- _EXERCISE_: Retype only what runs from the beginning of the data through the line with "const yTickValues = [0, 10, 20, 30, 40, 50, 60];"; please omit the pictures and keep every line exact.

- _SOURCE EXCERPT_:

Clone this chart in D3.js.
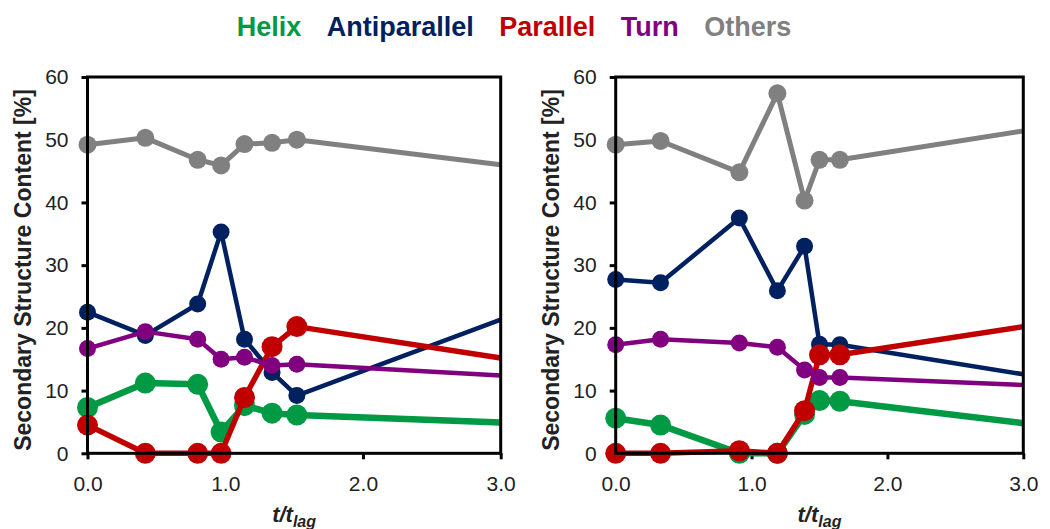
<!DOCTYPE html>
<html>
<head>
<meta charset="utf-8">
<script src="https://cdn.jsdelivr.net/npm/d3@7/dist/d3.min.js"></script>
<style>
  html, body { margin: 0; padding: 0; background: #fff; }
  svg { display: block; font-family: "Liberation Sans", Arial, sans-serif; }
</style>
</head>
<body>
<svg id="chart" width="1050" height="529"></svg>
<script>
// ---- data ----
const seriesNames = ["Helix", "Antiparallel", "Parallel", "Turn", "Others"];
const xTickValues = [0, 1, 2, 3];
const xTickLabels = ["0.0", "1.0", "2.0", "3.0"];
const yTickValues = [0, 10, 20, 30, 40, 50, 60];

// first run (left panel): time normalised by lag time
const tLeft        = [0.00, 0.42, 0.80, 0.97, 1.14, 1.34, 1.52, 3.00];
const helixLeft    = [7.3, 11.2, 11.0, 3.4, 7.6, 6.4, 6.1, 4.9];
const antiLeft     = [22.5, 18.8, 23.8, 35.3, 18.2, 12.9, 9.2, 21.3];
const parallelLeft = [4.5, 0.0, 0.0, 0.0, 8.9, 17.0, 20.2, 15.2];
const turnLeft     = [16.7, 19.4, 18.2, 15.0, 15.3, 14.0, 14.2, 12.4];
const othersLeft   = [49.2, 50.3, 46.8, 45.9, 49.3, 49.5, 50.0, 46.0];

// second run (right panel)
const tRight        = [0.00, 0.33, 0.91, 1.19, 1.39, 1.50, 1.65, 3.00];
const helixRight    = [5.6, 4.5, 0.0, 0.0, 6.2, 8.4, 8.3, 4.8];
const antiRight     = [27.7, 27.2, 37.5, 25.9, 33.0, 17.4, 17.3, 12.6];
const parallelRight = [0.0, 0.0, 0.4, 0.0, 6.8, 15.7, 15.7, 20.2];
const turnRight     = [17.3, 18.2, 17.6, 16.9, 13.3, 12.1, 12.1, 10.9];
const othersRight   = [49.2, 49.8, 44.8, 57.4, 40.3, 46.8, 46.8, 51.4];

// ---- styling ----
const colors = {
  Helix: "#009944",
  Antiparallel: "#002060",
  Parallel: "#c00000",
  Turn: "#800080",
  Others: "#808080"
};
const lineWidth = { Helix: 6.5, Antiparallel: 4.5, Parallel: 5.5, Turn: 4.5, Others: 5 };
const markerR   = { Helix: 10.5, Antiparallel: 8.5, Parallel: 10.5, Turn: 8.5, Others: 9 };
// drawing order (back to front)
const drawOrder = ["Others", "Antiparallel", "Helix", "Parallel", "Turn"];
const textColor = "#222";

const panels = [
  { x0: 87.5, x1: 500.7, t: tLeft,
    values: { Helix: helixLeft, Antiparallel: antiLeft, Parallel: parallelLeft, Turn: turnLeft, Others: othersLeft } },
  { x0: 615.7, x1: 1023.3, t: tRight,
    values: { Helix: helixRight, Antiparallel: antiRight, Parallel: parallelRight, Turn: turnRight, Others: othersRight } }
];
const yTop = 77, yBottom = 453.3;

const svg = d3.select("#chart");

// ---- legend across the top ----
const legend = svg.append("g");
const legendItems = legend.selectAll("text")
  .data(seriesNames).enter().append("text")
  .attr("y", 36)
  .attr("font-size", 27)
  .attr("font-weight", "bold")
  .attr("fill", d => colors[d])
  .text(d => d);
const gap = 25.5;
let widths = [];
legendItems.each(function () { widths.push(this.getComputedTextLength()); });
const total = d3.sum(widths) + gap * (widths.length - 1);
let cursor = 514 - total / 2;
legendItems.attr("x", (d, i) => { const x = cursor; cursor += widths[i] + gap; return x; });

// ---- panels ----
panels.forEach(p => {
  const x = d3.scaleLinear().domain([0, 3]).range([p.x0, p.x1]);
  const y = d3.scaleLinear().domain([0, 60]).range([yBottom, yTop]);
  const g = svg.append("g");

  // y axis
  const yAxis = g.append("g")
    .attr("transform", `translate(${p.x0},0)`)
    .call(d3.axisLeft(y).tickValues(yTickValues).tickSize(6).tickPadding(13));
  // x axis
  const xAxis = g.append("g")
    .attr("transform", `translate(0,${yBottom})`)
    .call(d3.axisBottom(x).tickValues(xTickValues).tickFormat((d, i) => xTickLabels[i])
      .tickSize(6).tickPadding(17));
  [yAxis, xAxis].forEach(a => {
    a.select(".domain").remove();
    a.selectAll(".tick line").attr("stroke", "#000").attr("stroke-width", 3);
    a.selectAll(".tick text").attr("font-size", 21).attr("fill", textColor)
      .attr("font-family", "'Liberation Sans', Arial, sans-serif");
  });

  // series
  seriesNames.slice().sort((a, b) => drawOrder.indexOf(a) - drawOrder.indexOf(b)).forEach(name => {
    const pts = p.t.map((t, i) => ({ t, v: p.values[name][i] }));
    const sg = g.append("g");
    sg.append("path")
      .datum(pts)
      .attr("fill", "none")
      .attr("stroke", colors[name])
      .attr("stroke-width", lineWidth[name])
      .attr("stroke-linejoin", "round")
      .attr("d", d3.line().x(d => x(d.t)).y(d => y(d.v)));
    // final reading sits at the right frame edge and carries no marker
    sg.selectAll("circle")
      .data(pts.filter(d => d.t < 3))
      .enter().append("circle")
      .attr("cx", d => x(d.t))
      .attr("cy", d => y(d.v))
      .attr("r", markerR[name])
      .attr("fill", colors[name]);
  });

  // frame
  g.append("rect")
    .attr("x", p.x0).attr("y", yTop)
    .attr("width", p.x1 - p.x0).attr("height", yBottom - yTop)
    .attr("fill", "none").attr("stroke", "#000").attr("stroke-width", 3);

  // axis titles
  g.append("text")
    .attr("transform", `translate(${p.x0 - 56.5},270) rotate(-90)`)
    .attr("text-anchor", "middle")
    .attr("font-size", 23)
    .attr("font-weight", "bold")
    .attr("fill", textColor)
    .text("Secondary Structure Content [%]");

  const xt = g.append("text")
    .attr("x", (p.x0 + p.x1) / 2)
    .attr("y", 522)
    .attr("text-anchor", "middle")
    .attr("font-size", 22)
    .attr("font-weight", "bold")
    .attr("font-style", "italic")
    .attr("fill", textColor);
  xt.append("tspan").text("t/t");
  xt.append("tspan").attr("dy", 5).attr("font-size", 16).text("lag");
});
</script>
</body>
</html>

- _ANSWER TO THIS EXERCISE_:
Clone this chart in D3.js.
<!DOCTYPE html>
<html>
<head>
<meta charset="utf-8">
<script src="https://cdn.jsdelivr.net/npm/d3@7/dist/d3.min.js"></script>
<style>
  html, body { margin: 0; padding: 0; background: #fff; }
  svg { display: block; font-family: "Liberation Sans", Arial, sans-serif; }
</style>
</head>
<body>
<svg id="chart" width="1050" height="529"></svg>
<script>
// ---- data ----
const seriesNames = ["Helix", "Antiparallel", "Parallel", "Turn", "Others"];
const xTickValues = [0, 1, 2, 3];
const xTickLabels = ["0.0", "1.0", "2.0", "3.0"];
const yTickValues = [0, 10, 20, 30, 40, 50, 60];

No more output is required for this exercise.